● The request
Every line with the string "this" should be gathered.

------ Records for processing

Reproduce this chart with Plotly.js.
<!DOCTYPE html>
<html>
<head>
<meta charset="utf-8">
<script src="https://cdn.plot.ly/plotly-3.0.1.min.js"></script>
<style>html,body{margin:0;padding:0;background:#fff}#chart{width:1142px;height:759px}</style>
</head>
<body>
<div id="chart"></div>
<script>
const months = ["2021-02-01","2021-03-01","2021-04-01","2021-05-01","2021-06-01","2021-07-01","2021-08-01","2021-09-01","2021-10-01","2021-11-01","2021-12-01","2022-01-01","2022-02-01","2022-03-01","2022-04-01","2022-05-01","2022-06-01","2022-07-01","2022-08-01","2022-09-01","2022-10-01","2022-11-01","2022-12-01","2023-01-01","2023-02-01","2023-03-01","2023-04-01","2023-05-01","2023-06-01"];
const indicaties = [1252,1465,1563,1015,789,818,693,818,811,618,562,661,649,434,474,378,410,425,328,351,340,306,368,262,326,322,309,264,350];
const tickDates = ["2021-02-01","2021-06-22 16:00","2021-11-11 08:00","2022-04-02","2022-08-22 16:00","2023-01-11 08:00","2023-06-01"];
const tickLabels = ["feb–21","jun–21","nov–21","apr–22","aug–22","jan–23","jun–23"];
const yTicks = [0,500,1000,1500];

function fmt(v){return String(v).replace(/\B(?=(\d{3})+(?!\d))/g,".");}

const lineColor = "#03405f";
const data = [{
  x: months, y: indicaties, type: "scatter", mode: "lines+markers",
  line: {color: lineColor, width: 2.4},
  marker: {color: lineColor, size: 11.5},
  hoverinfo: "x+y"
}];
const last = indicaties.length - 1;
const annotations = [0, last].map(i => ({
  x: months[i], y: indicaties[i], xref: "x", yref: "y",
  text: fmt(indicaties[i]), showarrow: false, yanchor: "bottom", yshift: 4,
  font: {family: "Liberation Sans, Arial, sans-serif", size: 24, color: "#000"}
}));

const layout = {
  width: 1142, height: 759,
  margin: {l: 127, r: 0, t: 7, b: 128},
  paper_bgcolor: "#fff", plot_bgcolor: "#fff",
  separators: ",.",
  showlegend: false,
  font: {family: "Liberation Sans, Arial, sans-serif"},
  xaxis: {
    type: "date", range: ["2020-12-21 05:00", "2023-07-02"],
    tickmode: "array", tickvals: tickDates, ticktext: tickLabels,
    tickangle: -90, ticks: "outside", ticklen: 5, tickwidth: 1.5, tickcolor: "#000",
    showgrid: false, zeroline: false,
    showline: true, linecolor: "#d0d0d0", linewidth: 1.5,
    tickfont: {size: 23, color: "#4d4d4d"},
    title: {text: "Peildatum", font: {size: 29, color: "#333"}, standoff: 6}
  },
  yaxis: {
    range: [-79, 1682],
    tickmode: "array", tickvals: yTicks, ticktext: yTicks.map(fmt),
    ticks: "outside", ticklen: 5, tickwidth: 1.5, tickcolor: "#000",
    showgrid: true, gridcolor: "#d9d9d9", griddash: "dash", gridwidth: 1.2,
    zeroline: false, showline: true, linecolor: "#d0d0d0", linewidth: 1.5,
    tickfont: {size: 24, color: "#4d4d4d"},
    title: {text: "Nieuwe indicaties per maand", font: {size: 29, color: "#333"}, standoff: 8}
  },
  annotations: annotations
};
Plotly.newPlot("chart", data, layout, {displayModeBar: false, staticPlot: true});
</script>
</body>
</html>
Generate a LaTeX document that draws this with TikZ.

------------
------ Records for processing

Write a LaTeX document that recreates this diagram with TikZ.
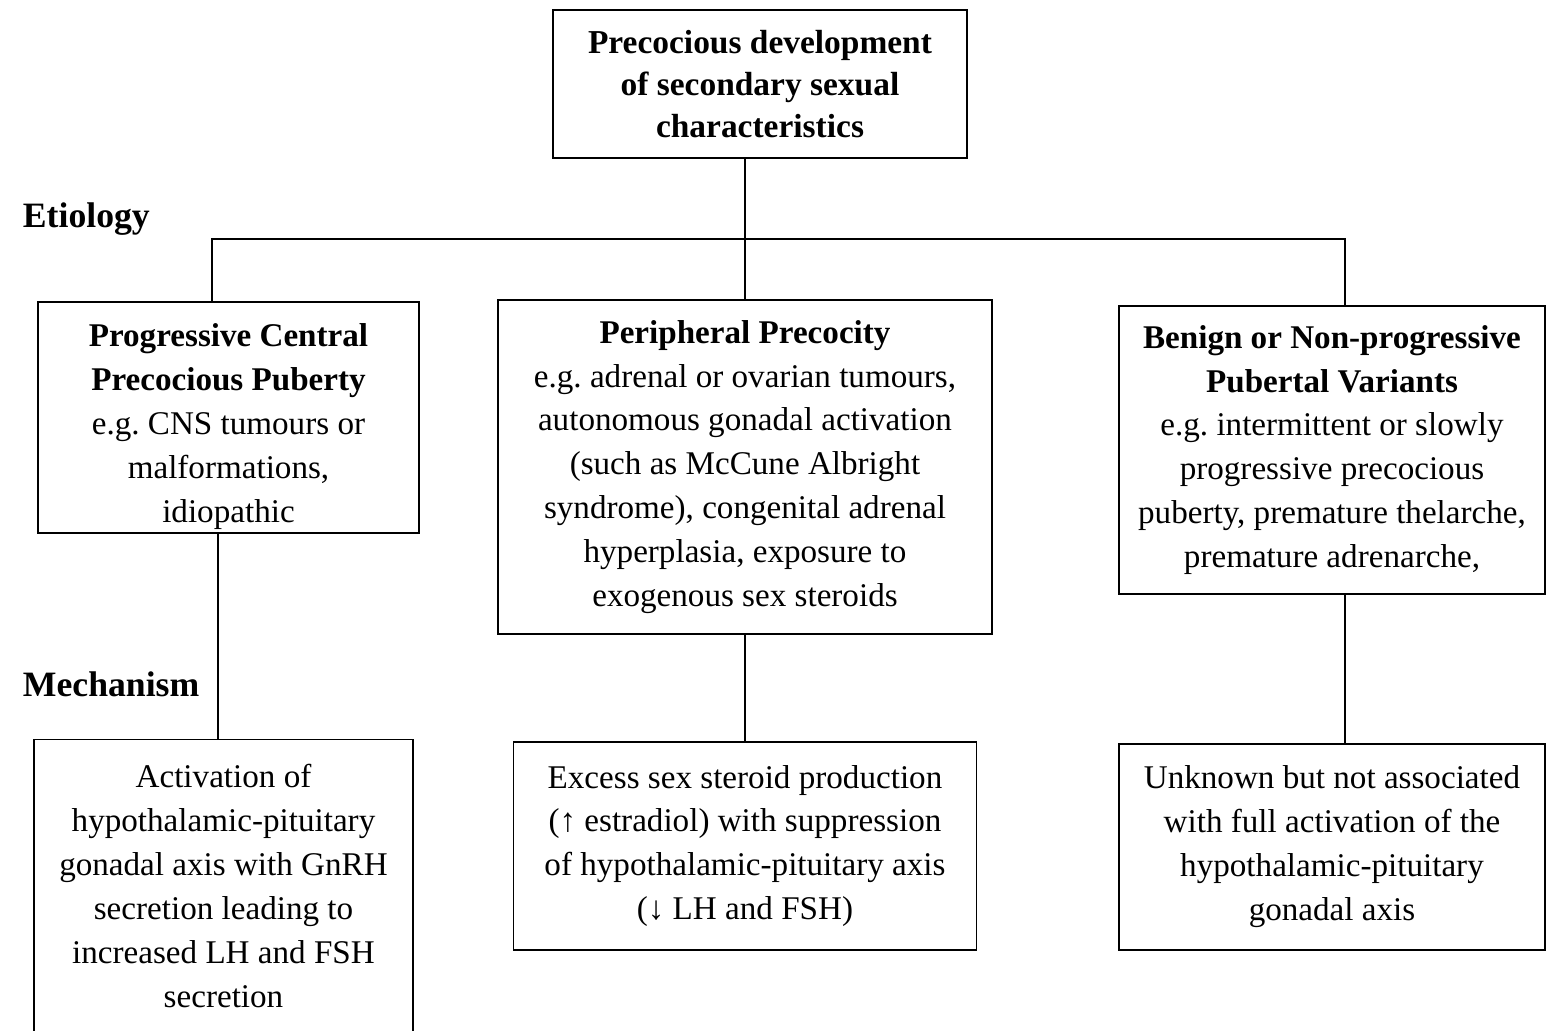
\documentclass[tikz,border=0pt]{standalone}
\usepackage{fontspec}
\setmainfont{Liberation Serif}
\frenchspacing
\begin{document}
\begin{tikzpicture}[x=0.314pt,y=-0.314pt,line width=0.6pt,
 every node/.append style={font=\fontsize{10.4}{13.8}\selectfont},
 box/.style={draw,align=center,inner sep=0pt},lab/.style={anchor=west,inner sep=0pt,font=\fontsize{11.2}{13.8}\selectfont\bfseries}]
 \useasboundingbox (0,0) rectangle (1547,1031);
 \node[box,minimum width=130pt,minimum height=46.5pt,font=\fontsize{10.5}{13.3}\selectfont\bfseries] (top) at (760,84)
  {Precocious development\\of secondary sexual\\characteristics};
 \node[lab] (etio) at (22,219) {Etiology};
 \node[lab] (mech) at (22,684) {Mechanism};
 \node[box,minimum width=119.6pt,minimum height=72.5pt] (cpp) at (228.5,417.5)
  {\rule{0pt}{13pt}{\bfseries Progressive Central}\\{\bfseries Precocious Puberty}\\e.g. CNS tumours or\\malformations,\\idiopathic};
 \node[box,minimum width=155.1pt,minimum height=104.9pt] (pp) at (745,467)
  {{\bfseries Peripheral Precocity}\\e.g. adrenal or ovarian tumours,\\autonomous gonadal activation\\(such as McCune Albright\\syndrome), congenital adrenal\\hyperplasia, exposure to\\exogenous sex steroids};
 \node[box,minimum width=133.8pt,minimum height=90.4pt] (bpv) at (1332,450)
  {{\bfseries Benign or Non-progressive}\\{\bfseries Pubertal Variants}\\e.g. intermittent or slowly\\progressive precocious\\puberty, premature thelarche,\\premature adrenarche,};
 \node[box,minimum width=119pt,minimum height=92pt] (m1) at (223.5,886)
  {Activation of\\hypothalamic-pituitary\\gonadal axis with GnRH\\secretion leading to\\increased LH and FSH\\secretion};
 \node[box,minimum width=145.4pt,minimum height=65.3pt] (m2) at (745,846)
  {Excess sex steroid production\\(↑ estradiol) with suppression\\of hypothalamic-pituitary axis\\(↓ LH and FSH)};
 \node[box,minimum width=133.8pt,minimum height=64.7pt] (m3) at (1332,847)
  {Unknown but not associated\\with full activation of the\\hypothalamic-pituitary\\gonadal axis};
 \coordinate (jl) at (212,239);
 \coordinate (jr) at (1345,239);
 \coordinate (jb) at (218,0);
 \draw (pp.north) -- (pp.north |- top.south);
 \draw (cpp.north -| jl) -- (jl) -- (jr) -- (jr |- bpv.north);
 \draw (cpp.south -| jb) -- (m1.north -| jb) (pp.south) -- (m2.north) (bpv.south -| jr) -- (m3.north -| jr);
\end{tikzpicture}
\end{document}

------------
------ Records for processing

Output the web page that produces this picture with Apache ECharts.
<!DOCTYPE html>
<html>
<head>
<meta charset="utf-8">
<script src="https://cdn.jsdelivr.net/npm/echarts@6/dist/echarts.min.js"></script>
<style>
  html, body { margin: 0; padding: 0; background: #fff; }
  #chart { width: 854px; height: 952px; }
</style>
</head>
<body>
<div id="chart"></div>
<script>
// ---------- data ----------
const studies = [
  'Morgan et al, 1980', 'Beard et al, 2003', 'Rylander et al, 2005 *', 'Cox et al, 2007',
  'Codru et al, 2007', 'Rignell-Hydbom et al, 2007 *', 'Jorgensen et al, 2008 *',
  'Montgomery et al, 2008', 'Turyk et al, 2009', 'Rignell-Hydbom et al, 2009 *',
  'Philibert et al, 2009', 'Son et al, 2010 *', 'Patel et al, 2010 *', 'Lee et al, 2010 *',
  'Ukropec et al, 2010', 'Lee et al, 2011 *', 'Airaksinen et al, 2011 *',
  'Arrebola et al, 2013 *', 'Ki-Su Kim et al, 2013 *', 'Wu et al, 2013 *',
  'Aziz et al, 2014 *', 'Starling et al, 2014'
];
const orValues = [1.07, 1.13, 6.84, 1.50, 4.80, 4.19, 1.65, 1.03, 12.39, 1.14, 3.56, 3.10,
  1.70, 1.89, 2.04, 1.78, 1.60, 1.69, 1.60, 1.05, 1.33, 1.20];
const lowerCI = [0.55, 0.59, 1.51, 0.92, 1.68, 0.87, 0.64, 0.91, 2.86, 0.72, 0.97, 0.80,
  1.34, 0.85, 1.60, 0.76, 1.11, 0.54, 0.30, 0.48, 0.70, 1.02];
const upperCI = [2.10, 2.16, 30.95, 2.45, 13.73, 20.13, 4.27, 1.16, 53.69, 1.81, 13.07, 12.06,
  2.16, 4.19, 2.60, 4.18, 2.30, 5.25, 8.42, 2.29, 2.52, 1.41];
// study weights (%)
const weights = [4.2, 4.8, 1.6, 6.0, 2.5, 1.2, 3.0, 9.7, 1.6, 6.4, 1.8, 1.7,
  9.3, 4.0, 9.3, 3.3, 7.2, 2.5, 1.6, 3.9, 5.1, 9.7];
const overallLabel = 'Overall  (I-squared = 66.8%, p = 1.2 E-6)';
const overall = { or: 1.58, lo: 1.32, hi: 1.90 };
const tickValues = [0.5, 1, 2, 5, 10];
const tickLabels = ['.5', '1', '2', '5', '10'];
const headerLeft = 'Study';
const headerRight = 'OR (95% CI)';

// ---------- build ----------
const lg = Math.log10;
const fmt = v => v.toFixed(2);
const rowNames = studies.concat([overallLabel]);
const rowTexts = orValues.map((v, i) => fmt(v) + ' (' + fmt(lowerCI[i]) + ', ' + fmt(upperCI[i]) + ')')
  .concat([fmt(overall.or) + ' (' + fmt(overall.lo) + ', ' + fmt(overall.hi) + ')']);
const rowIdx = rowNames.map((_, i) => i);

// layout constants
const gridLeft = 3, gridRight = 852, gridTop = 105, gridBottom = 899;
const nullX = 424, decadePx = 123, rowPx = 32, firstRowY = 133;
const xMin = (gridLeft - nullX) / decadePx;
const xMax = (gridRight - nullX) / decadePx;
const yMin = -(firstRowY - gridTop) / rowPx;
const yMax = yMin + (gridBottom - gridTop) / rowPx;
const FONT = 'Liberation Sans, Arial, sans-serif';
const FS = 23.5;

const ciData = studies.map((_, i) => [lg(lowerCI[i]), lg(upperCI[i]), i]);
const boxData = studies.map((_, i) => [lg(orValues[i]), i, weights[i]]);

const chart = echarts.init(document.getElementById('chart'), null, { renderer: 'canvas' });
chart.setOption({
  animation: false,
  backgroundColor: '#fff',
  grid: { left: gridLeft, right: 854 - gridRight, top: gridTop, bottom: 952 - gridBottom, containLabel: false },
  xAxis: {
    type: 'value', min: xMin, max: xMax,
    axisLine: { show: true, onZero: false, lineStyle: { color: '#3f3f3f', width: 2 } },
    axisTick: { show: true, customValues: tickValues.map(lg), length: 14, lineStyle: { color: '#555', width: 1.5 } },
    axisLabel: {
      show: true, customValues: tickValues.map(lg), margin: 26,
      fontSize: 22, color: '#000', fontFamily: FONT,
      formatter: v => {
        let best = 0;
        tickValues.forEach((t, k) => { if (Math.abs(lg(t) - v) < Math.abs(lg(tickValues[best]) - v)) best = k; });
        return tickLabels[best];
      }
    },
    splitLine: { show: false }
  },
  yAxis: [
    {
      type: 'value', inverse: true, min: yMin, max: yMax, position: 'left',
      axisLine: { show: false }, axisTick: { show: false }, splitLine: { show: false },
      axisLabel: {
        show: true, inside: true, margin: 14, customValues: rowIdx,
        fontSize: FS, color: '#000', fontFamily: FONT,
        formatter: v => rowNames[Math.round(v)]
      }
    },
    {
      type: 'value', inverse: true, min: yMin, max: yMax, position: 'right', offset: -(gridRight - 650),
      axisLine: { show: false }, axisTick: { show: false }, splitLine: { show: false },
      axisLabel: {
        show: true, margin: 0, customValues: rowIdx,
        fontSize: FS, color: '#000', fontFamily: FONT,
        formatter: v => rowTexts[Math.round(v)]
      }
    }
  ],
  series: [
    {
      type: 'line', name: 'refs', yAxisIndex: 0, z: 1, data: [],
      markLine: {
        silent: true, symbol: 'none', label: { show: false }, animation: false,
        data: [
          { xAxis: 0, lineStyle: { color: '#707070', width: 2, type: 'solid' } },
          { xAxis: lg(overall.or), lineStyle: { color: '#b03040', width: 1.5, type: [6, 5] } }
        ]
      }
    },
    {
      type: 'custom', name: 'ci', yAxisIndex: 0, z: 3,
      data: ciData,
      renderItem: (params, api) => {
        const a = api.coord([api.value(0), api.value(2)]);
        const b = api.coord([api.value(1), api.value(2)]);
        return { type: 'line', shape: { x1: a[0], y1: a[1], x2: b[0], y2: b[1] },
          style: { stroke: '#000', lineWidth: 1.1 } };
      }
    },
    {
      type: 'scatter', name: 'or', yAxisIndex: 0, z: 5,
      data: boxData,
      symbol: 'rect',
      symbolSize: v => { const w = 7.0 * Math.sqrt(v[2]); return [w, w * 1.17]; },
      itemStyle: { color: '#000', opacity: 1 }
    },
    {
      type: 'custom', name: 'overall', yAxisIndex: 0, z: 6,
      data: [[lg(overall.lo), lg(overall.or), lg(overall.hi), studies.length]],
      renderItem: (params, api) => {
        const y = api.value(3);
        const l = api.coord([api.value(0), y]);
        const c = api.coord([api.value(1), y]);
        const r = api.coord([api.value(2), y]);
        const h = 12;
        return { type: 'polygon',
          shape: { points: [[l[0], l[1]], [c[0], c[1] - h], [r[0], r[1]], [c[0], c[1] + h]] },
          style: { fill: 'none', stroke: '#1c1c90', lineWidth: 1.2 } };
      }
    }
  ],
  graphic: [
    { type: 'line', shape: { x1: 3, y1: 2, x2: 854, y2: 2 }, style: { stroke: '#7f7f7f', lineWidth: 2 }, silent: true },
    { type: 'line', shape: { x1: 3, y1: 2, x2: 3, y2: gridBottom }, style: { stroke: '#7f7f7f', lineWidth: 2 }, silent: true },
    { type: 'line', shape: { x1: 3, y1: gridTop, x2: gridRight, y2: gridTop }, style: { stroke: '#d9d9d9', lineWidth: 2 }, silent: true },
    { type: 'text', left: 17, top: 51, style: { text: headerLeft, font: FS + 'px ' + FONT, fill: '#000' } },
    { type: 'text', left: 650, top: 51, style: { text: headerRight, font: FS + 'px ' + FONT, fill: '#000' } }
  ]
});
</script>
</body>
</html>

------------

● Task output
Reproduce this chart with Plotly.js.
Generate a LaTeX document that draws this with TikZ.
Write a LaTeX document that recreates this diagram with TikZ.
Output the web page that produces this picture with Apache ECharts.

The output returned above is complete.